Third, in the heat of battle Labour conjured up a barely comprehensible piece of campaigning verbiage that it would not raise tax on 'working people'.
This proved to be just about adequate to get most of its spokespeople through a three or four minute interview on television or radio during the election campaign, but the Government must not be seen to break this pledge.
Given this trifecta of economic nonsense, Ms Reeves faces a serious day-to-day problem.
How can she raise some more revenue to make it look that you are even half-serious about balancing the books?
The latest wheeze seems to be to tighten up inheritance tax rules. This, we are told, will only affect the rich, will mean that those with the broadest shoulders bear even more of the increasing state expenditure burden and could help to generate a smidge of 'fiscal headroom'.
Such a move would be a nightmare on almost every level.
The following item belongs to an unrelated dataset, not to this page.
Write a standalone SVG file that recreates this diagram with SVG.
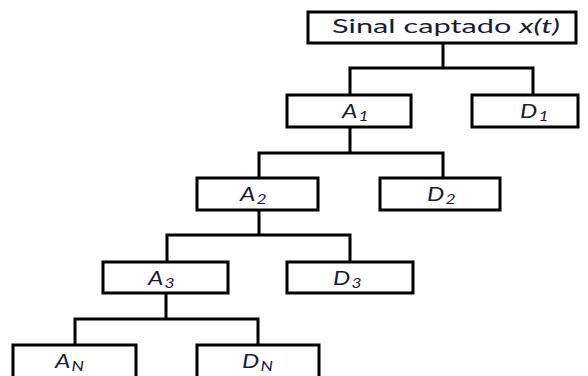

Death duties are just about the worst sort of tax you can levy because they have virtually none of the features that a sensible tax should exhibit.
They are complex, they are avoidable, and they are difficult to collect. The inescapable truth is that if you are to levy a tax on someone's estate at the moment of their passing, you need to monitor how they dispose of their assets in the time leading up to it.
If you can give away your assets on your deathbed just before you take your last breath, the scheme won't work.
This is why we have the seven-year rule. Anything you transfer in these seven years before death is considered – at some level – to be part of your estate.
Although few of us know the exact time we will meet the Grim Reaper, many can take a guess. As you hit your seventies or eighties, it might be a good time to start divesting your assets to those you wish to receive them.
You might not get your timings bang on the money, but you can take a fair guess. You can give away £3,000 a year to any individual without incurring IHT, so start doing so.
You can probably shuffle other things in the direction of your descendants too. If you have a box of fancy jewellery that has been handed down over a generation or more, make sure this box finds its way to your children before you die. There's probably no paperwork, so no easy recourse for the HMRC.
Finally, if you're super-rich – worth, say, ten million or more – set up a range of elaborate trusts and companies that are intended to financially assist your beneficiaries, but don't advertise this as the obvious motive.
Attempting to tighten any of these rules may be politically performative but it won't raise many beans. Currently, IHT accounts for less than 1 per cent of government income.
Even if you could get this to 1.1 per cent or 1.2 per cent, which is unlikely, you have not seriously moved the fiscal dial.
The idea of the tax authorities attempting to monitor Christmas gifts given by a parent to their child years before the former's death is as unpleasant as it is unrealistic. HMRC can't even operate a functional telephone enquiries system at present.
Benjamin Franklin was right when he said the only two certainties in life are death and taxes. But a civilised and sane society should try to keep the two entirely separate.